*Source code of charts*:
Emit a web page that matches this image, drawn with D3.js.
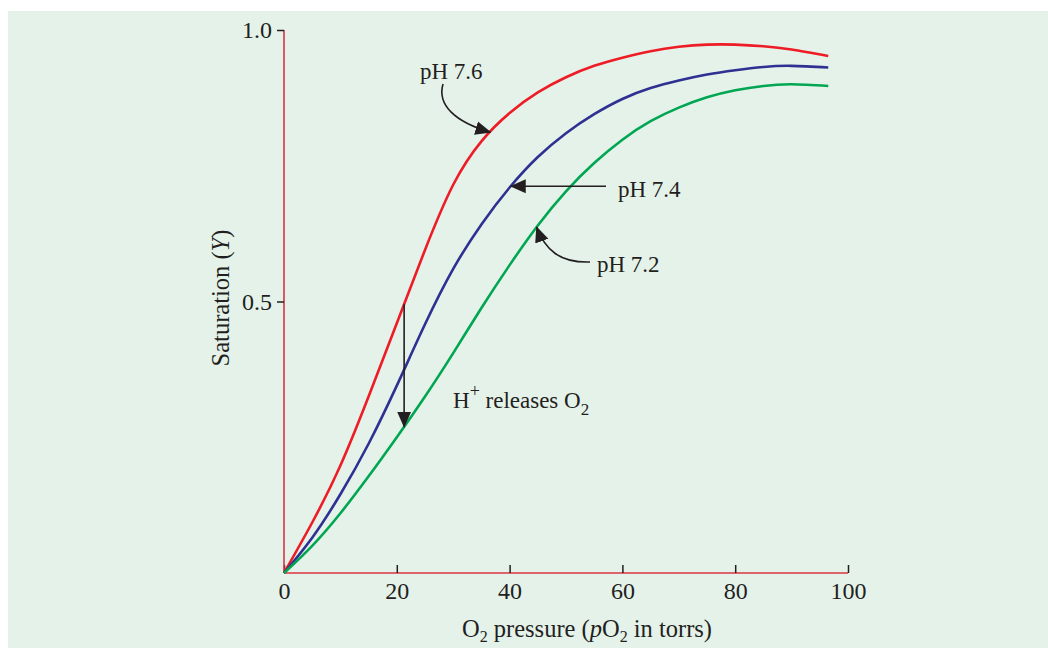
<!DOCTYPE html>
<html><head><meta charset="utf-8">
<script src="https://cdn.jsdelivr.net/npm/d3@7"></script>
<style>
body{margin:0;background:#fff;}
svg{display:block;}
text{font-family:"Liberation Serif","Times New Roman",serif;fill:#231f20;}
</style>
</head><body>
<svg id="c" width="1048" height="648"></svg>
<script>
// ---- data ----
const pO2 = [0,5,10,15,20,25,30,35,40,45,50,55,60,65,70,75,80,85,90,96.5];
const satPH76 = [0,0.093,0.198,0.325,0.46,0.595,0.715,0.795,0.847,0.885,0.913,0.934,0.949,0.961,0.969,0.973,0.973,0.970,0.964,0.952];
const satPH74 = [0,0.065,0.145,0.238,0.345,0.458,0.56,0.642,0.71,0.766,0.81,0.845,0.873,0.893,0.907,0.918,0.926,0.932,0.934,0.931];
const satPH72 = [0,0.05,0.11,0.178,0.25,0.325,0.405,0.488,0.567,0.64,0.703,0.755,0.798,0.832,0.857,0.876,0.889,0.897,0.90,0.897];
const seriesNames = ["pH 7.6","pH 7.4","pH 7.2"];
const seriesColors = ["#ee1c25","#2e3192","#00a651"];
const xTicks = [0,20,40,60,80,100];
const yTicks = [0.5,1.0];
const yTickLabels = ["0.5","1.0"];

const svg = d3.select("#c");
svg.append("rect").attr("x",8).attr("y",11).attr("width",1040).attr("height",637).attr("fill","#e5f2ea");

const x = d3.scaleLinear().domain([0,100]).range([284,848]);
const y = d3.scaleLinear().domain([0,1]).range([573,30]);

// arrowhead
svg.append("defs").append("marker")
  .attr("id","ah").attr("markerUnits","userSpaceOnUse")
  .attr("viewBox","0 -8 16 16").attr("refX",15).attr("refY",0)
  .attr("markerWidth",16).attr("markerHeight",16).attr("orient","auto")
  .append("path").attr("d","M0,-7L16,0L0,7Z").attr("fill","#231f20");

// axes
const gx = svg.append("g").attr("transform",`translate(0,${y(0)})`)
  .call(d3.axisBottom(x).tickValues(xTicks).tickSize(-8).tickPadding(9).tickFormat(d3.format("d")));
gx.select(".domain").attr("stroke","#d9343f").attr("stroke-width",1.6).attr("d",`M${x(0)},0H${x(100)}`);
gx.selectAll(".tick line").attr("stroke","#231f20").attr("stroke-width",1.5);
gx.selectAll(".tick text").attr("font-size",24).attr("font-family","Liberation Serif").attr("fill","#231f20").attr("dy","0.71em");

const gy = svg.append("g").attr("transform",`translate(${x(0)},0)`)
  .call(d3.axisLeft(y).tickValues(yTicks).tickSize(7).tickPadding(5).tickFormat((d,i)=>yTickLabels[i]));
gy.select(".domain").attr("stroke","#d9343f").attr("stroke-width",1.6).attr("d",`M0,${y(0)}V${y(1)}`);
gy.selectAll(".tick line").attr("stroke","#231f20").attr("stroke-width",1.5);
gy.selectAll(".tick text").attr("font-size",24).attr("font-family","Liberation Serif").attr("fill","#231f20");

// curves
const series = [satPH76, satPH74, satPH72];
const line = d3.line().x((d,i)=>x(pO2[i])).y(d=>y(d)).curve(d3.curveNatural);
series.forEach((s,k)=>{
  svg.append("path").datum(s).attr("d",line).attr("fill","none")
    .attr("stroke",seriesColors[k]).attr("stroke-width",2.6);
});

function interp(s,xv){
  const i = d3.bisectRight(pO2,xv)-1;
  const t = (xv-pO2[i])/(pO2[i+1]-pO2[i]);
  return s[i]+(s[i+1]-s[i])*t;
}

// annotations
const ink = "#231f20";
const ann = svg.append("g").attr("fill","none").attr("stroke",ink).attr("stroke-width",1.6);

{
  const tx = x(36.6), ty = y(interp(satPH76,36.6));
  ann.append("path").attr("d",`M443,84 C437,105 455,122 ${tx},${ty}`).attr("marker-end","url(#ah)");
}
{
  const tx = x(40.2), ty = y(interp(satPH74,40.2));
  ann.append("path").attr("d",`M606,${ty}H${tx}`).attr("marker-end","url(#ah)");
}
{
  const tx = x(44.8), ty = y(interp(satPH72,44.8));
  ann.append("path").attr("d",`M590,262 C560,263 545,250 ${tx},${ty}`).attr("marker-end","url(#ah)");
}
{
  const xv = 21.3;
  ann.append("path").attr("d",`M${x(xv)},${y(interp(satPH76,xv))}V${y(interp(satPH72,xv))}`).attr("marker-end","url(#ah)");
}

const fs = 23;
svg.append("text").attr("x",420).attr("y",79).attr("font-size",fs).text(seriesNames[0]);
svg.append("text").attr("x",618).attr("y",197).attr("font-size",fs).text(seriesNames[1]);
svg.append("text").attr("x",597).attr("y",272).attr("font-size",fs).text(seriesNames[2]);

const h = svg.append("text").attr("x",453).attr("y",408).attr("font-size",fs);
h.append("tspan").text("H");
h.append("tspan").attr("dy",-11).attr("font-size",18).text("+");
h.append("tspan").attr("dy",11).text(" releases O");
h.append("tspan").attr("dy",7).attr("font-size",17).text("2");

// axis titles
const yl = svg.append("text").attr("transform","translate(229,298) rotate(-90)").attr("text-anchor","middle").attr("font-size",24.5);
yl.append("tspan").text("Saturation (");
yl.append("tspan").attr("font-style","italic").text("Y");
yl.append("tspan").text(")");

const xl = svg.append("text").attr("x",587).attr("y",637).attr("text-anchor","middle").attr("font-size",24.5);
xl.append("tspan").text("O");
xl.append("tspan").attr("dy",5).attr("font-size",16).text("2");
xl.append("tspan").attr("dy",-5).text(" pressure (");
xl.append("tspan").attr("font-style","italic").text("p");
xl.append("tspan").text("O");
xl.append("tspan").attr("dy",5).attr("font-size",16).text("2");
xl.append("tspan").attr("dy",-5).text(" in torrs)");
</script>
</body></html>
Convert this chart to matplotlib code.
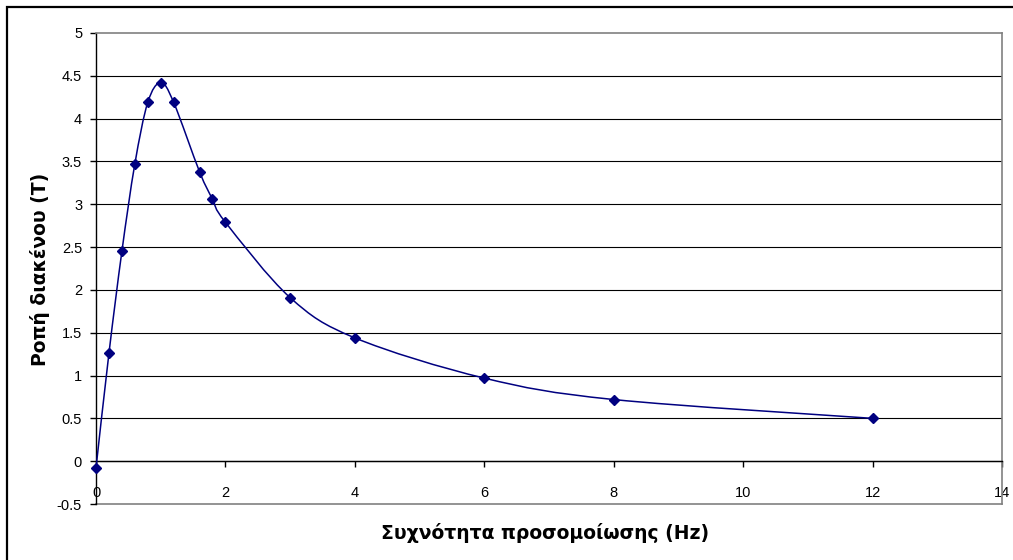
import matplotlib.pyplot as plt
import numpy as np
from matplotlib.patches import PathPatch, Rectangle
from matplotlib.path import Path

# simulation frequency (Hz) and air-gap torque (T)
freq_hz = [0, 0.2, 0.4, 0.6, 0.8, 1.0, 1.2, 1.6, 1.8, 2.0, 3, 4, 6, 8, 12]
torque = [-0.08, 1.26, 2.45, 3.47, 4.19, 4.42, 4.19, 3.38, 3.06, 2.79,
          1.91, 1.44, 0.97, 0.72, 0.50]

x_ticks = [0, 2, 4, 6, 8, 10, 12, 14]
y_ticks = [-0.5, 0, 0.5, 1, 1.5, 2, 2.5, 3, 3.5, 4, 4.5, 5]

X_LABEL = "Συχνότητα προσομοίωσης (Hz)"
Y_LABEL = "Ροπή διακένου (T)"
LINE_COLOR = "#000080"


def smooth_path(x, y):
    # Excel-like smoothed line: Catmull-Rom style Bezier segments
    pts = np.column_stack([x, y]).astype(float)
    padded = np.vstack([pts[0], pts, pts[-1]])
    verts = [pts[0]]
    codes = [Path.MOVETO]
    for i in range(1, len(padded) - 2):
        p0, p1, p2, p3 = padded[i - 1], padded[i], padded[i + 1], padded[i + 2]
        c1 = p1 + (p2 - p0) / 6.0
        c2 = p2 - (p3 - p1) / 6.0
        verts += [c1, c2, p2]
        codes += [Path.CURVE4] * 3
    return Path(verts, codes)


def main():
    fig = plt.figure(figsize=(10.13, 5.6), dpi=100)
    W, H = 1013, 560
    ax = fig.add_axes([96 / W, 1 - 504 / H, (1002 - 96) / W, (504 - 33) / H])

    # outer chart border (only top/left visible in the source)
    fig.patches.append(Rectangle((7 / W, -0.1), 1.2, 1 - 7 / H + 0.1,
                                 transform=fig.transFigure, fill=False,
                                 edgecolor="black", linewidth=1.6))

    ax.set_xlim(0, 14)
    ax.set_ylim(-0.5, 5)

    for yv in y_ticks[1:-1]:
        ax.axhline(yv, color="black", linewidth=0.8, zorder=1)

    for name in ["top", "right"]:
        ax.spines[name].set_color("#808080")
        ax.spines[name].set_linewidth(1.2)
    ax.spines["left"].set_color("black")
    ax.spines["left"].set_linewidth(1.0)
    ax.spines["bottom"].set_position(("data", 0))
    ax.spines["bottom"].set_color("black")
    ax.spines["bottom"].set_linewidth(1.0)
    ax.axhline(-0.5, color="#808080", linewidth=1.2, zorder=1, clip_on=False)

    ax.set_xticks(x_ticks)
    ax.set_yticks(y_ticks)
    ax.set_yticklabels([f"{v:g}" for v in y_ticks])
    ax.tick_params(axis="both", direction="out", length=4, width=1,
                   color="black", labelsize=10.5, labelcolor="black")
    ax.tick_params(axis="x", pad=14)
    ax.tick_params(axis="y", pad=6)
    for lab in ax.get_xticklabels() + ax.get_yticklabels():
        lab.set_fontfamily("Liberation Sans")

    ax.add_patch(PathPatch(smooth_path(freq_hz, torque), facecolor="none",
                           edgecolor=LINE_COLOR, linewidth=1.1, zorder=3))
    ax.plot(freq_hz, torque, linestyle="none", marker="D", markersize=5.5,
            color=LINE_COLOR, zorder=4, clip_on=False)

    fig.text(545 / W, 1 - 533 / H, X_LABEL, ha="center", va="center",
             fontsize=13.5, fontweight="bold", family="DejaVu Sans")
    fig.text(40 / W, 1 - 269 / H, Y_LABEL, ha="center", va="center",
             rotation=90, fontsize=13.5, fontweight="bold", family="DejaVu Sans")

    fig.savefig("out.png", dpi=100)
    plt.close(fig)


if __name__ == "__main__":
    main()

*Exercise aim*:
Output word for word the lines running from the one containing "Convert this chart to matplotlib code." to the one containing "from matplotlib.path import Path", both included, leaving out the pictures.

*Task response*:
Convert this chart to matplotlib code.
import matplotlib.pyplot as plt
import numpy as np
from matplotlib.patches import PathPatch, Rectangle
from matplotlib.path import Path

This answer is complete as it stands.